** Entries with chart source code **
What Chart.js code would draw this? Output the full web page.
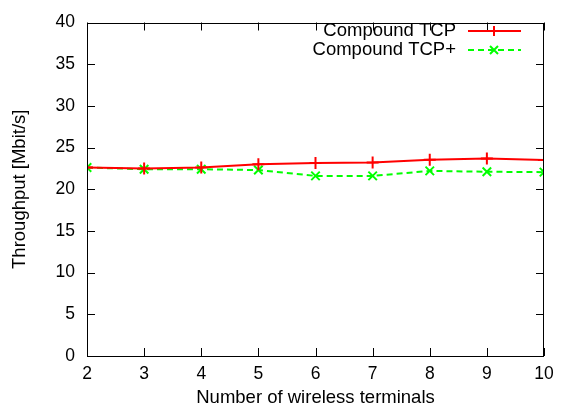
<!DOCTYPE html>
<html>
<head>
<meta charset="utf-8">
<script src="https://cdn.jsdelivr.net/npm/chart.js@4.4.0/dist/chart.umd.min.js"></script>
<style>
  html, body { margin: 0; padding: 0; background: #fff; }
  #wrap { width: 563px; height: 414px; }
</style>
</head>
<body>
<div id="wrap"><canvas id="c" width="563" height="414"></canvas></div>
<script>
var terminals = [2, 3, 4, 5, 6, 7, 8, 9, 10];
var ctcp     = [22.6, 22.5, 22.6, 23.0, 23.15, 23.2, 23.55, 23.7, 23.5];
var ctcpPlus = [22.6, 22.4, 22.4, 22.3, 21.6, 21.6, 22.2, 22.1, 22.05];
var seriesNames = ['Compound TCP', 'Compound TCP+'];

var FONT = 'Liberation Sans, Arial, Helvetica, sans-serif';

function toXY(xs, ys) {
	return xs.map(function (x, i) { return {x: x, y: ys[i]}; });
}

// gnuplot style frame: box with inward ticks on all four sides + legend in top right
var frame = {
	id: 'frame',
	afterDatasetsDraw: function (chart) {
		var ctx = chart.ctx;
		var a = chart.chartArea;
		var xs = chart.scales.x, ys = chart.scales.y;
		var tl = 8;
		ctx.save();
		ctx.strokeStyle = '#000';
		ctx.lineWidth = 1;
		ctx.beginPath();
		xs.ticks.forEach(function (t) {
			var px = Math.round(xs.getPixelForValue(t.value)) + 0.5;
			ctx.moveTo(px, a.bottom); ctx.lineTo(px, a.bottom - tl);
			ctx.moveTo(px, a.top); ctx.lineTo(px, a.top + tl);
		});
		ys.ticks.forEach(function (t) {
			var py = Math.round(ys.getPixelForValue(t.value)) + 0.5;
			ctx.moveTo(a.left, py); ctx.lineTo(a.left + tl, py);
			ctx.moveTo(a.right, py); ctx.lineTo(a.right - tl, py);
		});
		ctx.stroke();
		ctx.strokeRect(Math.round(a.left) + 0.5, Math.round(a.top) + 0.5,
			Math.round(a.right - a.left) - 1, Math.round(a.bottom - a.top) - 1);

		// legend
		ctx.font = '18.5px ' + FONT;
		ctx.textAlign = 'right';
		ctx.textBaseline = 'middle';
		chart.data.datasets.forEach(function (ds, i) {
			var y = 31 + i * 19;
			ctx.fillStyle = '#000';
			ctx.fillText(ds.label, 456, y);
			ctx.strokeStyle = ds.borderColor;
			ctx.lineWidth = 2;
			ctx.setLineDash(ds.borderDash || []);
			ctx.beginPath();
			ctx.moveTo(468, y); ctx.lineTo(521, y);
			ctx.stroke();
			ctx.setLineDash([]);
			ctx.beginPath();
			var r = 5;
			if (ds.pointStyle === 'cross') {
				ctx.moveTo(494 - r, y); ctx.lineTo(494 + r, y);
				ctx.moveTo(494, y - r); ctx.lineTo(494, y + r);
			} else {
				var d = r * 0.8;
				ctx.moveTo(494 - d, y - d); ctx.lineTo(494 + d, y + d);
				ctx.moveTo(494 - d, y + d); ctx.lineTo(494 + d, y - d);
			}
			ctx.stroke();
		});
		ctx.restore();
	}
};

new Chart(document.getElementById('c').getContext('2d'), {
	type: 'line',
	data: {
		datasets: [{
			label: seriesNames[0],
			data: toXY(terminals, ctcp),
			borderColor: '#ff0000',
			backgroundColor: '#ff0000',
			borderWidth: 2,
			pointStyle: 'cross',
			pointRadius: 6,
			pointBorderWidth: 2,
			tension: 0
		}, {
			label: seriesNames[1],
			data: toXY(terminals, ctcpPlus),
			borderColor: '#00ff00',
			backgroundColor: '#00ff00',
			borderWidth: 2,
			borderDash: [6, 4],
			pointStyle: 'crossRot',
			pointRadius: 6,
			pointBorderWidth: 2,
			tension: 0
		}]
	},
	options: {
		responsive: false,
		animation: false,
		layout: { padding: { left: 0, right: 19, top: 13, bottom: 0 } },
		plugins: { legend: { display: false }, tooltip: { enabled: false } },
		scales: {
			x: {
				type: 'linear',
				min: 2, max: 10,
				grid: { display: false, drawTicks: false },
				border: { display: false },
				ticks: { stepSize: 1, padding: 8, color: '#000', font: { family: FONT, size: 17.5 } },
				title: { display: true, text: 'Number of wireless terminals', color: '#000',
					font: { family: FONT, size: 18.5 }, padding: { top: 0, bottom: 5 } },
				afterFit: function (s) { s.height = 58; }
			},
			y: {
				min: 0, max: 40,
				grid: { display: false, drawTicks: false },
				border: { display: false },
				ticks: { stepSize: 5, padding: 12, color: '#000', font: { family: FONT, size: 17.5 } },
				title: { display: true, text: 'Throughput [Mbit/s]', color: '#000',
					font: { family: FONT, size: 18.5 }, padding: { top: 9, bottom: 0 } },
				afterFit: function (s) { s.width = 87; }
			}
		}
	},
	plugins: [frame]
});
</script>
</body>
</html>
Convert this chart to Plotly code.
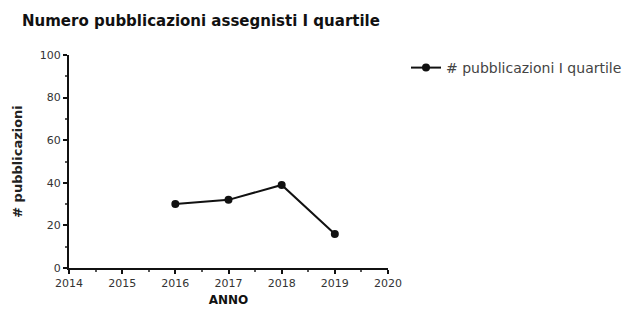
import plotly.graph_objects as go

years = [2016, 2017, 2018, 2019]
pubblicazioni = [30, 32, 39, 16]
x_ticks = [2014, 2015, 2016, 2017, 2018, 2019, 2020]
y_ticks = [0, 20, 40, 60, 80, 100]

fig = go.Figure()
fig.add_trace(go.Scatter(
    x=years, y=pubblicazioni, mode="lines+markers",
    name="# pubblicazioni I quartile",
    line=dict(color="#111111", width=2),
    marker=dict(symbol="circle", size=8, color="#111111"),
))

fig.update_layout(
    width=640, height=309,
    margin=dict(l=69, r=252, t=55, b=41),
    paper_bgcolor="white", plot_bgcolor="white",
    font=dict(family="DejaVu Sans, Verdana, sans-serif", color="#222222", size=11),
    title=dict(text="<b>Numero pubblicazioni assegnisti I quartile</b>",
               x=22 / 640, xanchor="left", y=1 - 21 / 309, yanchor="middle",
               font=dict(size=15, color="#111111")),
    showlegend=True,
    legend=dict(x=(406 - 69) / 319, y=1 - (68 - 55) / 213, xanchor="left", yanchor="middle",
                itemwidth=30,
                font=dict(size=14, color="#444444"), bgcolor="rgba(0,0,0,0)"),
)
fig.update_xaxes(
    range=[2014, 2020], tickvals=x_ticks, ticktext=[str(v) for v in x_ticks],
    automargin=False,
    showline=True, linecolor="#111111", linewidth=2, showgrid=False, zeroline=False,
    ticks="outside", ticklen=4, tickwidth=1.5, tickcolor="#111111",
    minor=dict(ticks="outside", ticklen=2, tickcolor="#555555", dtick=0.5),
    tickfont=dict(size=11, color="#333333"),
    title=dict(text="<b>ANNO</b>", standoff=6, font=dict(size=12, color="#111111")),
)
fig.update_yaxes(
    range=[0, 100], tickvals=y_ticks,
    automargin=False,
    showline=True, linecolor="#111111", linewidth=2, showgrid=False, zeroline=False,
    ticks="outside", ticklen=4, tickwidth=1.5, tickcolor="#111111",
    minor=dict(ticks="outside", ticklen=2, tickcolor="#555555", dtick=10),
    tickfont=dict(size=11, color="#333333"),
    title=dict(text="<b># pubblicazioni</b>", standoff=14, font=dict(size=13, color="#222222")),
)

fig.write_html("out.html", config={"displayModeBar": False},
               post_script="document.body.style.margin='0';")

** TASK OBJECTIVE **
In the records above, find the line with "Convert this chart to Plotly code." and the line with "y_ticks = [0, 20, 40, 60, 80, 100]", then restate word for word only those two lines and all lines between, omitting pictures.

** RESPONSE TO THIS EXERCISE **
Convert this chart to Plotly code.
import plotly.graph_objects as go

years = [2016, 2017, 2018, 2019]
pubblicazioni = [30, 32, 39, 16]
x_ticks = [2014, 2015, 2016, 2017, 2018, 2019, 2020]
y_ticks = [0, 20, 40, 60, 80, 100]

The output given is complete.